_What is expected_:
Set down the data below from its first line to the line holding "const gfYTicks = [0, 100, 200, 300, 400];", inclusive; omit all pictures.

=-=-=-=-=

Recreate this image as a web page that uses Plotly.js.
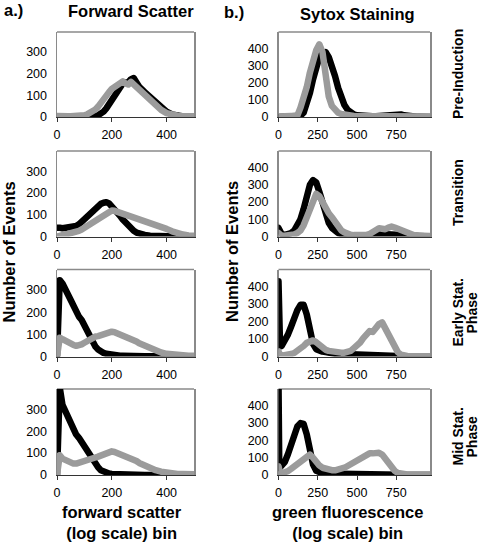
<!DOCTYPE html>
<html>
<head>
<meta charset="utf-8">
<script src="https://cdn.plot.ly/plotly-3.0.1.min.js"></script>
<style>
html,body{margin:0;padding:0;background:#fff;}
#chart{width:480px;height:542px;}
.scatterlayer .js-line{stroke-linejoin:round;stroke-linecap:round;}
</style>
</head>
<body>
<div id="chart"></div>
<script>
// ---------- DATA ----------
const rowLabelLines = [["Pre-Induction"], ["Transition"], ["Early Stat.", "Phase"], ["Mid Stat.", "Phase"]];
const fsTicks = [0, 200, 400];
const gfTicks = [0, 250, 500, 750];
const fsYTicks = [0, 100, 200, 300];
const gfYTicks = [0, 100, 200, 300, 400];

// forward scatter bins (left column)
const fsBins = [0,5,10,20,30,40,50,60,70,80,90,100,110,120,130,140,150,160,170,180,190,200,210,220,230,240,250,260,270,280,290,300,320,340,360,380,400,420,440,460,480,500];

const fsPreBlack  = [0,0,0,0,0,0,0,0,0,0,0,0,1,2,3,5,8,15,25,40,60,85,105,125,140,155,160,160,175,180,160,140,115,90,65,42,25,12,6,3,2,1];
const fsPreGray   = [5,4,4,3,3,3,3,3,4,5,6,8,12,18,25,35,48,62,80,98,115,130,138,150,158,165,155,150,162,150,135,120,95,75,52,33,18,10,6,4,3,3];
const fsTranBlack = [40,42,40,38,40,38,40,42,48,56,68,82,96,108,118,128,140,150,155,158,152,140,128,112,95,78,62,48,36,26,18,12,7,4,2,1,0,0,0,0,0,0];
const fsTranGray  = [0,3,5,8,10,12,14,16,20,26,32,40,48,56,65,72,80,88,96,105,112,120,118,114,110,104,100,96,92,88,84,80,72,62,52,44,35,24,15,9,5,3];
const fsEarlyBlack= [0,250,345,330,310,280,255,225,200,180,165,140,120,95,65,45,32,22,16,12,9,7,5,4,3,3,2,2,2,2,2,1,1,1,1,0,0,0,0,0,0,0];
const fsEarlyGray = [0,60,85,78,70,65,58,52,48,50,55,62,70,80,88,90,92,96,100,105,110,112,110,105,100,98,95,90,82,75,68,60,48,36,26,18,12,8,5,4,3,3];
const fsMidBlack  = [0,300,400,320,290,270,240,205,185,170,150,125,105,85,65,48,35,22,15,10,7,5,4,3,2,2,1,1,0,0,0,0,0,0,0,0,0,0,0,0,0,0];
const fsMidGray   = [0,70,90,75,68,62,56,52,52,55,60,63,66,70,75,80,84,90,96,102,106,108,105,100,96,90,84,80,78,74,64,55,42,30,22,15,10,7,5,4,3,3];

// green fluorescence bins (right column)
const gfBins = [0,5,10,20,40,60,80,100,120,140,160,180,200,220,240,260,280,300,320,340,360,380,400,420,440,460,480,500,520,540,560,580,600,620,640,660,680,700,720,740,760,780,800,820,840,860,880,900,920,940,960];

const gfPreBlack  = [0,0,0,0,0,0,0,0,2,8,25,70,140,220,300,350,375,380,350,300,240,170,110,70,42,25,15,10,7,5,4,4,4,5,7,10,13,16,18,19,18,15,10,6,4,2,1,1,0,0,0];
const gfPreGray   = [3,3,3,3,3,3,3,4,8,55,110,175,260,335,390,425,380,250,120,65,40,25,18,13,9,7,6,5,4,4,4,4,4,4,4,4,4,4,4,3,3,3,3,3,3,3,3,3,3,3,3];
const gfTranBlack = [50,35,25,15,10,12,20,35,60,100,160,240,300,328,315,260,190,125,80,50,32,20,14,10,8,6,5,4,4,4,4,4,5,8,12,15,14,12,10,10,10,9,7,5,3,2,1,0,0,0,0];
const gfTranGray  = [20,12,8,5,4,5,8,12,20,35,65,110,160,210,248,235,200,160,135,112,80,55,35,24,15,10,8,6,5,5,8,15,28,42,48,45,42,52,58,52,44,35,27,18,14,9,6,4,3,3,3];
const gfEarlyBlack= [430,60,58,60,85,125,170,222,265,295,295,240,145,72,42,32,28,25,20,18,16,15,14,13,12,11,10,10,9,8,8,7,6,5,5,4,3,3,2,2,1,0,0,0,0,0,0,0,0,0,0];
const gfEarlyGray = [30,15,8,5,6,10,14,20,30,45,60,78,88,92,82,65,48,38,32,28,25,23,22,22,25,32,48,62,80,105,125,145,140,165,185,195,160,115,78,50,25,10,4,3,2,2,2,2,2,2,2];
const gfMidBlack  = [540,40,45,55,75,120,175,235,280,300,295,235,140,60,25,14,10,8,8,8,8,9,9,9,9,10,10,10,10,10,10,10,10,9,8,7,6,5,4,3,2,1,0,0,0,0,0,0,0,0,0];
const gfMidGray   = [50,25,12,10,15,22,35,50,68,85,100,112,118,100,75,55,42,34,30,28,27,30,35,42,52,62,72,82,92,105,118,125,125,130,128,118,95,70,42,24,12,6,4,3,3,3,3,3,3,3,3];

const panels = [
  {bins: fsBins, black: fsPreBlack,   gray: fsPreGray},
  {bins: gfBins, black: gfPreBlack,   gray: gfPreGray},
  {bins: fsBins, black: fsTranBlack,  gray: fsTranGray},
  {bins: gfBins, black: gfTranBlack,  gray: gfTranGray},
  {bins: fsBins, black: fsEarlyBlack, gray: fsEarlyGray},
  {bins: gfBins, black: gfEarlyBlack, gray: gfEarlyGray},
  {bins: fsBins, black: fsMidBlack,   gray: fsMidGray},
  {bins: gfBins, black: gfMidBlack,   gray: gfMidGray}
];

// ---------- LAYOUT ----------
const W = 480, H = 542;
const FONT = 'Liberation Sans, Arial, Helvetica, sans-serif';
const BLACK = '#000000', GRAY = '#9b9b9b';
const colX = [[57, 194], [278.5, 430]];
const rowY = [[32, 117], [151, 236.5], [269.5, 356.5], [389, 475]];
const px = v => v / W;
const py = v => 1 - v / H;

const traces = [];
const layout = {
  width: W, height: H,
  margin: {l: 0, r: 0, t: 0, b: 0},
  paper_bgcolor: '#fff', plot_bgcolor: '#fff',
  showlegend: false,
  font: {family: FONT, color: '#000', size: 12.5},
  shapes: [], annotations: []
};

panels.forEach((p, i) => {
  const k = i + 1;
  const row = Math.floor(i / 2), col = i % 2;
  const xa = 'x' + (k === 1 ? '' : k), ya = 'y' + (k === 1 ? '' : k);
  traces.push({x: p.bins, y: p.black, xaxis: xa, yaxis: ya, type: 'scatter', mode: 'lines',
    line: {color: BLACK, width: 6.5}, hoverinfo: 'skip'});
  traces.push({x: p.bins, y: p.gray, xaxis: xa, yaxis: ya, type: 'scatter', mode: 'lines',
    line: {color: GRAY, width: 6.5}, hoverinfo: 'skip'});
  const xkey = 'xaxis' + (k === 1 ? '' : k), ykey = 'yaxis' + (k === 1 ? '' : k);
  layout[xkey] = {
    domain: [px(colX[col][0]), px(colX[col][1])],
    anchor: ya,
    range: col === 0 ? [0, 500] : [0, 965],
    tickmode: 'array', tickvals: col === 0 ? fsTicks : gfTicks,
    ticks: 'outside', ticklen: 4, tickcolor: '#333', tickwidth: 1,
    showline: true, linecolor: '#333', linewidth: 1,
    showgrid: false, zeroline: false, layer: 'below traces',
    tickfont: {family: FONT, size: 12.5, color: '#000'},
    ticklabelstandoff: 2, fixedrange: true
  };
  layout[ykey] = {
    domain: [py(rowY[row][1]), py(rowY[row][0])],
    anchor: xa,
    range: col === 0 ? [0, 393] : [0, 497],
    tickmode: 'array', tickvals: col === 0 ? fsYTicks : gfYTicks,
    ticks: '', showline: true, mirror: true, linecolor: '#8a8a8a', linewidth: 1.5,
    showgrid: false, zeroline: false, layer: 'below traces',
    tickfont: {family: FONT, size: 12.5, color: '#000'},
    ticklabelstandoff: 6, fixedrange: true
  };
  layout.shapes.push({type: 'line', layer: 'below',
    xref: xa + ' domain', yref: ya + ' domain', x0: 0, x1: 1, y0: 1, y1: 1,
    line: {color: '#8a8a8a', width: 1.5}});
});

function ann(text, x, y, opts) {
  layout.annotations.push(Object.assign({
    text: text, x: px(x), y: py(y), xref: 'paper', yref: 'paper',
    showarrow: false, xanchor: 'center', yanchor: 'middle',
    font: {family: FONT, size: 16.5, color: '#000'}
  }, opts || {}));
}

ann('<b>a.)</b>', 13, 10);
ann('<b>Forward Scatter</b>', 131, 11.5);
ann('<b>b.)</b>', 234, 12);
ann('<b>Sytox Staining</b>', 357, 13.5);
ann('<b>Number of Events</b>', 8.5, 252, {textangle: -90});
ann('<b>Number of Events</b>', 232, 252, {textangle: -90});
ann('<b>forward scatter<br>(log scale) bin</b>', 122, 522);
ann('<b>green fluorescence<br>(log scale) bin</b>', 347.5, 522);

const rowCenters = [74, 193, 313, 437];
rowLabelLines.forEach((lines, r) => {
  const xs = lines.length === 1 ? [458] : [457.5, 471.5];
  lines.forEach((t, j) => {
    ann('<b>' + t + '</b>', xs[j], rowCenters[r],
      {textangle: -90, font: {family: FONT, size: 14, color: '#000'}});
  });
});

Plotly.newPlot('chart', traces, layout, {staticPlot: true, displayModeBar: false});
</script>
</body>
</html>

=-=-=-=-=

_The result_:
Recreate this image as a web page that uses Plotly.js.
<!DOCTYPE html>
<html>
<head>
<meta charset="utf-8">
<script src="https://cdn.plot.ly/plotly-3.0.1.min.js"></script>
<style>
html,body{margin:0;padding:0;background:#fff;}
#chart{width:480px;height:542px;}
.scatterlayer .js-line{stroke-linejoin:round;stroke-linecap:round;}
</style>
</head>
<body>
<div id="chart"></div>
<script>
// ---------- DATA ----------
const rowLabelLines = [["Pre-Induction"], ["Transition"], ["Early Stat.", "Phase"], ["Mid Stat.", "Phase"]];
const fsTicks = [0, 200, 400];
const gfTicks = [0, 250, 500, 750];
const fsYTicks = [0, 100, 200, 300];
const gfYTicks = [0, 100, 200, 300, 400];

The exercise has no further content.